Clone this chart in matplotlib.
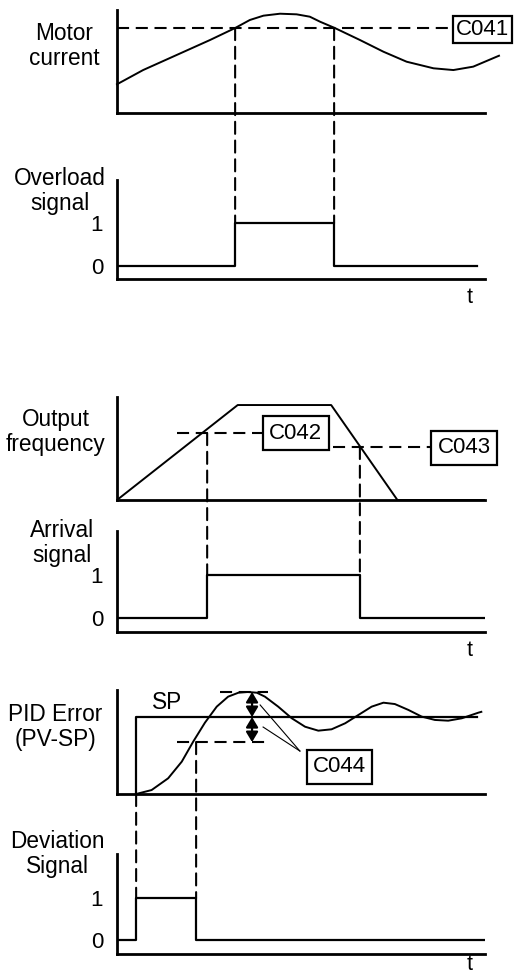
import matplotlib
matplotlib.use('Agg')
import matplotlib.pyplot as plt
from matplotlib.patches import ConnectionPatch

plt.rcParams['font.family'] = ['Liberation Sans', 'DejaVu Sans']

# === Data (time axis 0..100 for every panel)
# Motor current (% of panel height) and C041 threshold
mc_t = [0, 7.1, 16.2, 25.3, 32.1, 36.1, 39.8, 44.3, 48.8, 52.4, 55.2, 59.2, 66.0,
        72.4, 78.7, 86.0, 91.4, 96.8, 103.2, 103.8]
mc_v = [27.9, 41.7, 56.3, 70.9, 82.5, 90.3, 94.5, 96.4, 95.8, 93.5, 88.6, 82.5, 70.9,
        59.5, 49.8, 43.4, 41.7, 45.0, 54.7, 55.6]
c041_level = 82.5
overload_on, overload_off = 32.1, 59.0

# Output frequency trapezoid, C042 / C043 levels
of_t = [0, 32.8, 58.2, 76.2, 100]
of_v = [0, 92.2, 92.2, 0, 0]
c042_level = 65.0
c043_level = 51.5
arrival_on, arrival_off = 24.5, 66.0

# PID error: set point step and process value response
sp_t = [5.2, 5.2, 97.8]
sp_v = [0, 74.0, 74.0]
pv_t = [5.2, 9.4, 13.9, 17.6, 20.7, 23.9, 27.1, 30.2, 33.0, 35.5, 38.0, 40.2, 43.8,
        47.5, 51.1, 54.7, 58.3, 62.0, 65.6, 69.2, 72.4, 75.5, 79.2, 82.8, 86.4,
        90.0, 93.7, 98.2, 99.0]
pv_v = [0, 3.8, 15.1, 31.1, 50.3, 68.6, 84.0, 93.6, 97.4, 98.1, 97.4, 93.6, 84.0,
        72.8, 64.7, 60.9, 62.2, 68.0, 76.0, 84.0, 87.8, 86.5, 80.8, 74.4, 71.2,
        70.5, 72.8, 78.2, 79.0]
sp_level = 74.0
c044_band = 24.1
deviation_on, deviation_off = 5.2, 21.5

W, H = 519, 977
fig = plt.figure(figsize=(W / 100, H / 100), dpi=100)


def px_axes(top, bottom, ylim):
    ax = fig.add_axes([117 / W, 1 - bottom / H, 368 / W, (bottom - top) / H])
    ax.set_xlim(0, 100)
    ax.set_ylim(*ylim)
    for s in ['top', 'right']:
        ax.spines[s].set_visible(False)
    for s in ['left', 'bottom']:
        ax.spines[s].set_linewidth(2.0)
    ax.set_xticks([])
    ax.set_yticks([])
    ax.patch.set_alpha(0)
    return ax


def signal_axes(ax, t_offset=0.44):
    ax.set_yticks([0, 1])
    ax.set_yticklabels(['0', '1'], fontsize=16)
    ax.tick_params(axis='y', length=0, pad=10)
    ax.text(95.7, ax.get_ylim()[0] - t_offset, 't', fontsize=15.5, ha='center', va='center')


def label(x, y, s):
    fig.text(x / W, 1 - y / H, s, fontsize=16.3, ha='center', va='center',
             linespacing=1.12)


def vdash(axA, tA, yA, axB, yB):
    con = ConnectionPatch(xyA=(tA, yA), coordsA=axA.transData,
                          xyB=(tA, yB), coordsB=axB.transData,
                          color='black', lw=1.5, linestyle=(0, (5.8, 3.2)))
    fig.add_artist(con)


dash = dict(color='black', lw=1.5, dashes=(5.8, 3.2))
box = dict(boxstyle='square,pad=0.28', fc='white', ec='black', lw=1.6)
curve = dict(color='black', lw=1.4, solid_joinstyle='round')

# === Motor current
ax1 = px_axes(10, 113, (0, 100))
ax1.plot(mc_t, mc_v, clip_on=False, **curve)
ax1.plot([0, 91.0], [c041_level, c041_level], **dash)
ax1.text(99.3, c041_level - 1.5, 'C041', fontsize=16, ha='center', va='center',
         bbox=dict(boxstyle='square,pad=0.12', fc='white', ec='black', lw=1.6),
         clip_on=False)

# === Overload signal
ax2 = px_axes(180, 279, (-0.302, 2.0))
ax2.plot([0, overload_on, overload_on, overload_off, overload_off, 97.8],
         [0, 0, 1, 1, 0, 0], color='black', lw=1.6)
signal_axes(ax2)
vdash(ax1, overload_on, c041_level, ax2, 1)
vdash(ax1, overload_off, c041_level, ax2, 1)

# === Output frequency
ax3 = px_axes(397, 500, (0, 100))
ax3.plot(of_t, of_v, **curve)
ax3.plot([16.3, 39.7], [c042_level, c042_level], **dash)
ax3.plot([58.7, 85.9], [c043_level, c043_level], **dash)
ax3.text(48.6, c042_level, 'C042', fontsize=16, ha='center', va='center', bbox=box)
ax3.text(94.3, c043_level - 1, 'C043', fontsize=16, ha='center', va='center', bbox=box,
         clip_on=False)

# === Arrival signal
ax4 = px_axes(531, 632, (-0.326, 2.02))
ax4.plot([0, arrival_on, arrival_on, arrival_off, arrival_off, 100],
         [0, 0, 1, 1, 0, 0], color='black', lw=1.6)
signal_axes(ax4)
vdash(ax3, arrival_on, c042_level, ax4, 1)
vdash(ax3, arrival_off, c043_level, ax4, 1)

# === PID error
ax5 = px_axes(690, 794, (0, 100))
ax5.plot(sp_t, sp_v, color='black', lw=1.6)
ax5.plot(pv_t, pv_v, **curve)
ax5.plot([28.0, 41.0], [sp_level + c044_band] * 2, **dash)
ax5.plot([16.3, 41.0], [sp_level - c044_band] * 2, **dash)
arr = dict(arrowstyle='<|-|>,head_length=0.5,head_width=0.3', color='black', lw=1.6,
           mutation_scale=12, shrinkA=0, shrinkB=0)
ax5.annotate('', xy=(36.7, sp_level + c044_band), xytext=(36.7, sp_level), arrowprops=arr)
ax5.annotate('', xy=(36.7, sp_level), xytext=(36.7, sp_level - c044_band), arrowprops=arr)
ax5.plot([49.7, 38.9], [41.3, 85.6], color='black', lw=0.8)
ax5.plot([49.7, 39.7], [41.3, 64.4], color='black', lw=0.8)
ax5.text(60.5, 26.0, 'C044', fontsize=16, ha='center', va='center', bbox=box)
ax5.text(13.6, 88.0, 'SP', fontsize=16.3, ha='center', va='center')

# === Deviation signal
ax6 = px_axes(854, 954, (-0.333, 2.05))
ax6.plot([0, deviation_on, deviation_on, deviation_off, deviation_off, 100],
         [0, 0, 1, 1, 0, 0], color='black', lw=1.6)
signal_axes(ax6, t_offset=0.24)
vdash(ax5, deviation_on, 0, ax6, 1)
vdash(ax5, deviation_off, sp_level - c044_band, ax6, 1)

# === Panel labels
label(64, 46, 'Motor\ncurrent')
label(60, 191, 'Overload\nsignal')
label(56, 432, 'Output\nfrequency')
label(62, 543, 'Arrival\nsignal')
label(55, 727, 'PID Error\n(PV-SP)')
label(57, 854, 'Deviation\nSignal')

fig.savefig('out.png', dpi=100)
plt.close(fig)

## [Written instruction]
Say how many lines hold the word "matplotlib", giving the number and nothing else.

## [Reply to the task]
5